- What to work on -
Your task is to repeat the lines from the line with "Recreate this image" to the line with "(n2p.center) ellipse (8pt and 9pt);", both ends included, and nothing else. Pictures stay out of the copy.

[start of The data]

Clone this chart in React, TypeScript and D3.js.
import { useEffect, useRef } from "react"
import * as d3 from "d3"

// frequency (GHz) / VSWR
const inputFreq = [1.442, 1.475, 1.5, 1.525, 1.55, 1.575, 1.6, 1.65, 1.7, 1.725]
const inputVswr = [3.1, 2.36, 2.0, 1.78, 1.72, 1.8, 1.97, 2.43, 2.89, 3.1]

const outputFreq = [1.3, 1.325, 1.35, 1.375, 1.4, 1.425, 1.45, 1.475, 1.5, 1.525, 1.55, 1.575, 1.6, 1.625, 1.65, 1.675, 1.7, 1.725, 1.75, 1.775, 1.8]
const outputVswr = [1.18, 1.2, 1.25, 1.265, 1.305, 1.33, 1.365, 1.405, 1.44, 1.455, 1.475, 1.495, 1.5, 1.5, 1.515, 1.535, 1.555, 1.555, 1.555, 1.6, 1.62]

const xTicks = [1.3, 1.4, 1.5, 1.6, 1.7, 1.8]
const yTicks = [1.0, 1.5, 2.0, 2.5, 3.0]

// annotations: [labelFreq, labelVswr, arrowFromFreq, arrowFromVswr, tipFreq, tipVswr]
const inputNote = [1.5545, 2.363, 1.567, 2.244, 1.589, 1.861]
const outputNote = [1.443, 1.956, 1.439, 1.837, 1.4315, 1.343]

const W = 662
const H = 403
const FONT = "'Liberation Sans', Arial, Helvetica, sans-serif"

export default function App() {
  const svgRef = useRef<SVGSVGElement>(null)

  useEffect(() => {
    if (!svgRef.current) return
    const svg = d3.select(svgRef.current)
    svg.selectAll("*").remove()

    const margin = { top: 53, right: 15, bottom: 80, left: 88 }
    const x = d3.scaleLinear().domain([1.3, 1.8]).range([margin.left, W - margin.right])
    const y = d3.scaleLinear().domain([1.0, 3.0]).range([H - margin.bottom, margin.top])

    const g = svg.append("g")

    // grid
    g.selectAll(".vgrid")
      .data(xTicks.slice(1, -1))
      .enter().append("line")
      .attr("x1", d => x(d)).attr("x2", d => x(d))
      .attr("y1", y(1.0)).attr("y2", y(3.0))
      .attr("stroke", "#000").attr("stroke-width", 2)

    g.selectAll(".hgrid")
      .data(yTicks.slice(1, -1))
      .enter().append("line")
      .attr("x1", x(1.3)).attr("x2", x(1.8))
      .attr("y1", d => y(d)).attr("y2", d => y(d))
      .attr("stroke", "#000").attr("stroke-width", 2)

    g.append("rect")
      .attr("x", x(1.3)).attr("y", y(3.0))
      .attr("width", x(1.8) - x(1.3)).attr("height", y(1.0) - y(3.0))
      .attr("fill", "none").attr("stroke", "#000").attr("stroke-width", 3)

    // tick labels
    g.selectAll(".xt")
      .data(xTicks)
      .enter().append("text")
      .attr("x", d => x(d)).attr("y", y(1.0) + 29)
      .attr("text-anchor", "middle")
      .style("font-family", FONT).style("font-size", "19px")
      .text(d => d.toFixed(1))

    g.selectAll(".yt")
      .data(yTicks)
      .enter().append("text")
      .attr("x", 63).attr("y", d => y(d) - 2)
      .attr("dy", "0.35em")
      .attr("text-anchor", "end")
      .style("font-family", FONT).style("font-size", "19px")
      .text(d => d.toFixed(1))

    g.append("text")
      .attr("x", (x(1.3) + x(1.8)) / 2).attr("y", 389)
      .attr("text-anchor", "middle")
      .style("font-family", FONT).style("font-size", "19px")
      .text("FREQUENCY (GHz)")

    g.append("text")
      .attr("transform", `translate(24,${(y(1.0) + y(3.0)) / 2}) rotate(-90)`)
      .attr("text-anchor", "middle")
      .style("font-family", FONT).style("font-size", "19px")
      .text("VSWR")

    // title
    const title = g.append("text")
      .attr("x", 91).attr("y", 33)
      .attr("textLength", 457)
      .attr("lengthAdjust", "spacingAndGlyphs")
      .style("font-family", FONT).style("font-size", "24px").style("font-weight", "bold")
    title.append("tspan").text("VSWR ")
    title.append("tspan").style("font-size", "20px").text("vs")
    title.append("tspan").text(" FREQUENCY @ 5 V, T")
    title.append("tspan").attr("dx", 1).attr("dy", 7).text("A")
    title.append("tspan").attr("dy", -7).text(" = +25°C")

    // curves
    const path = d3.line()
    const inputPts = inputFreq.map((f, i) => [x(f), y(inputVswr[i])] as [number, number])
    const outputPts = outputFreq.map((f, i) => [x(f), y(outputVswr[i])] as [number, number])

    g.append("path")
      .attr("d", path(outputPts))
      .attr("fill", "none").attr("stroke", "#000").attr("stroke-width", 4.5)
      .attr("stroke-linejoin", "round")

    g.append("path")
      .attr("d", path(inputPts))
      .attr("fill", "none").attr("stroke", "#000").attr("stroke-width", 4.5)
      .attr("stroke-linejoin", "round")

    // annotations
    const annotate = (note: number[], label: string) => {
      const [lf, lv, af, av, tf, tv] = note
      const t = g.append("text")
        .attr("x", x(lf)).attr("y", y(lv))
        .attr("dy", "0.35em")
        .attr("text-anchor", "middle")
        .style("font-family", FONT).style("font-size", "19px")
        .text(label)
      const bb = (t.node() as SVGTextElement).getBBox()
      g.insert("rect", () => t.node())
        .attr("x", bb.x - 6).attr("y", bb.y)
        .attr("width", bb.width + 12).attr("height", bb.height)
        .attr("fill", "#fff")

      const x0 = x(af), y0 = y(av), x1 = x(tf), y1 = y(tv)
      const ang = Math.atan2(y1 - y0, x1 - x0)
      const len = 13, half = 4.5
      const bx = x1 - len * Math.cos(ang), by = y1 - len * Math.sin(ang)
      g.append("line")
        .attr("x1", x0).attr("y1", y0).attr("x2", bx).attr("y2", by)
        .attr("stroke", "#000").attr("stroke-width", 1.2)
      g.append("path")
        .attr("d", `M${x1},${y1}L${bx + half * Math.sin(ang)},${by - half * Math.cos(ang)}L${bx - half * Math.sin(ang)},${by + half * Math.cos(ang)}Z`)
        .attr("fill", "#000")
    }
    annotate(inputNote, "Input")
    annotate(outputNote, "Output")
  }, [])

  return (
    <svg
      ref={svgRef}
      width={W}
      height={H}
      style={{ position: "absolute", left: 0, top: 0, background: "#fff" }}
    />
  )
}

[end of The data]
[start of The data]

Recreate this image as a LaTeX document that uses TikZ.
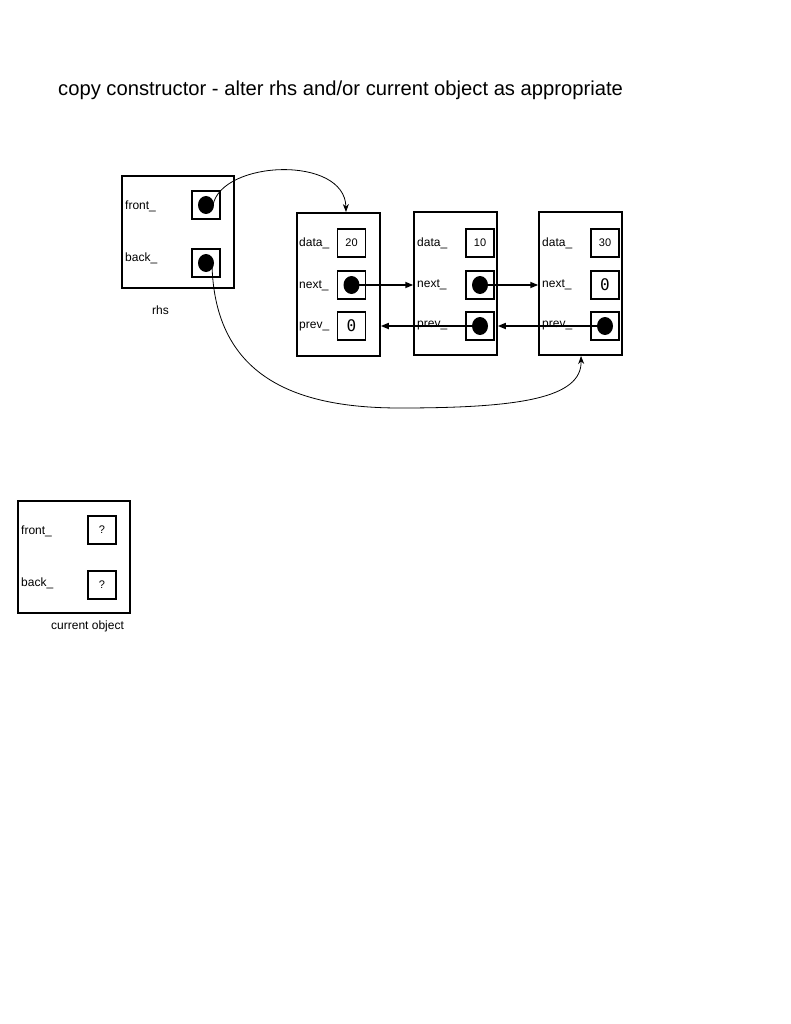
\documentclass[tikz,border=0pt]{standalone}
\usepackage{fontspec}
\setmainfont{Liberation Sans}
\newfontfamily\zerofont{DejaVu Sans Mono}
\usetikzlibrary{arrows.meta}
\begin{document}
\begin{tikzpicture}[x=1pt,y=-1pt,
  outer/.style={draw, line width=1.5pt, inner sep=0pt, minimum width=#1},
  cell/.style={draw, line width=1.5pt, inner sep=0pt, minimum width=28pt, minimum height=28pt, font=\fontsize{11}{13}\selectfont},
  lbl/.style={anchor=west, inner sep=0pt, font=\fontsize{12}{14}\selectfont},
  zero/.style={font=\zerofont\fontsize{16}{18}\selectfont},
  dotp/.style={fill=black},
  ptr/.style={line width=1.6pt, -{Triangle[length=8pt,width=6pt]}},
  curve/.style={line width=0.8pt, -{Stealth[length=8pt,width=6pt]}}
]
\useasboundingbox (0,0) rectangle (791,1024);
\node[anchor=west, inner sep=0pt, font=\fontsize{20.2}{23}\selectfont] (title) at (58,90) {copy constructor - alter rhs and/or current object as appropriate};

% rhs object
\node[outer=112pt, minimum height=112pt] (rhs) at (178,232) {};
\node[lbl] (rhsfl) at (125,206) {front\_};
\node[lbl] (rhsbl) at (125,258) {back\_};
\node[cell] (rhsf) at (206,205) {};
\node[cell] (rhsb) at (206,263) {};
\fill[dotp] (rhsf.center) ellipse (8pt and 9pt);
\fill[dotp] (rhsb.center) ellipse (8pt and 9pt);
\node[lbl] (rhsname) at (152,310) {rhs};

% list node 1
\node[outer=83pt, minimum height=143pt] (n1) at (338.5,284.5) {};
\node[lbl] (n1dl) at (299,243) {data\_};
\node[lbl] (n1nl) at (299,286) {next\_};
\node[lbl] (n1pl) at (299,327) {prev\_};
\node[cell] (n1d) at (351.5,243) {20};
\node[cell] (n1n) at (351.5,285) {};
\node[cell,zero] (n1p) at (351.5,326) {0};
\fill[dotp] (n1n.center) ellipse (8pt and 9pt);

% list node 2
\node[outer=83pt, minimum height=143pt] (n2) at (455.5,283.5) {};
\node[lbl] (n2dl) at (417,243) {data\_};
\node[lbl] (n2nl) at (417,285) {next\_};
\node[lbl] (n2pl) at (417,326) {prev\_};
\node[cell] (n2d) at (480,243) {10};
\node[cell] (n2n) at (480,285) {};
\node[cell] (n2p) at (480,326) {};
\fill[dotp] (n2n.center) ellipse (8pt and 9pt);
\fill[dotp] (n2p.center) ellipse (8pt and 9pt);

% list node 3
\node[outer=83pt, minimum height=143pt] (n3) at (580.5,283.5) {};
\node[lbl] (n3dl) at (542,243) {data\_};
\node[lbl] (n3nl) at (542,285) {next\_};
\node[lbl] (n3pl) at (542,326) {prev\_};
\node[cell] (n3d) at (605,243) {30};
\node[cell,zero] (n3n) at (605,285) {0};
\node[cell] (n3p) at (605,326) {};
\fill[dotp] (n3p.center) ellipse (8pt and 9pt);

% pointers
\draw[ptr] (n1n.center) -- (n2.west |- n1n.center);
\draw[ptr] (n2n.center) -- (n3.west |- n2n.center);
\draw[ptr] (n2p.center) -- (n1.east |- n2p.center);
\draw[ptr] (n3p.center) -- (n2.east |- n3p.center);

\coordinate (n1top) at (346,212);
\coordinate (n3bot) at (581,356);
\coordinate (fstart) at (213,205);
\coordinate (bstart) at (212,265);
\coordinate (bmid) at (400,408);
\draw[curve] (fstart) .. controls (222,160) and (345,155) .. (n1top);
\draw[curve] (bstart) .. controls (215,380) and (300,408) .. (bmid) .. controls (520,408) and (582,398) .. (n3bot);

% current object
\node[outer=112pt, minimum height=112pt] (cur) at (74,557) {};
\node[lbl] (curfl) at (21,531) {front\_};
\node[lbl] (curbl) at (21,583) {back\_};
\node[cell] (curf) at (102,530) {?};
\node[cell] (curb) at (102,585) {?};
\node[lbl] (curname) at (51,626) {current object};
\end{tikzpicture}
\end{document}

[end of The data]

- Written response -
Recreate this image as a LaTeX document that uses TikZ.
\documentclass[tikz,border=0pt]{standalone}
\usepackage{fontspec}
\setmainfont{Liberation Sans}
\newfontfamily\zerofont{DejaVu Sans Mono}
\usetikzlibrary{arrows.meta}
\begin{document}
\begin{tikzpicture}[x=1pt,y=-1pt,
  outer/.style={draw, line width=1.5pt, inner sep=0pt, minimum width=#1},
  cell/.style={draw, line width=1.5pt, inner sep=0pt, minimum width=28pt, minimum height=28pt, font=\fontsize{11}{13}\selectfont},
  lbl/.style={anchor=west, inner sep=0pt, font=\fontsize{12}{14}\selectfont},
  zero/.style={font=\zerofont\fontsize{16}{18}\selectfont},
  dotp/.style={fill=black},
  ptr/.style={line width=1.6pt, -{Triangle[length=8pt,width=6pt]}},
  curve/.style={line width=0.8pt, -{Stealth[length=8pt,width=6pt]}}
]
\useasboundingbox (0,0) rectangle (791,1024);
\node[anchor=west, inner sep=0pt, font=\fontsize{20.2}{23}\selectfont] (title) at (58,90) {copy constructor - alter rhs and/or current object as appropriate};

% rhs object
\node[outer=112pt, minimum height=112pt] (rhs) at (178,232) {};
\node[lbl] (rhsfl) at (125,206) {front\_};
\node[lbl] (rhsbl) at (125,258) {back\_};
\node[cell] (rhsf) at (206,205) {};
\node[cell] (rhsb) at (206,263) {};
\fill[dotp] (rhsf.center) ellipse (8pt and 9pt);
\fill[dotp] (rhsb.center) ellipse (8pt and 9pt);
\node[lbl] (rhsname) at (152,310) {rhs};

% list node 1
\node[outer=83pt, minimum height=143pt] (n1) at (338.5,284.5) {};
\node[lbl] (n1dl) at (299,243) {data\_};
\node[lbl] (n1nl) at (299,286) {next\_};
\node[lbl] (n1pl) at (299,327) {prev\_};
\node[cell] (n1d) at (351.5,243) {20};
\node[cell] (n1n) at (351.5,285) {};
\node[cell,zero] (n1p) at (351.5,326) {0};
\fill[dotp] (n1n.center) ellipse (8pt and 9pt);

% list node 2
\node[outer=83pt, minimum height=143pt] (n2) at (455.5,283.5) {};
\node[lbl] (n2dl) at (417,243) {data\_};
\node[lbl] (n2nl) at (417,285) {next\_};
\node[lbl] (n2pl) at (417,326) {prev\_};
\node[cell] (n2d) at (480,243) {10};
\node[cell] (n2n) at (480,285) {};
\node[cell] (n2p) at (480,326) {};
\fill[dotp] (n2n.center) ellipse (8pt and 9pt);
\fill[dotp] (n2p.center) ellipse (8pt and 9pt);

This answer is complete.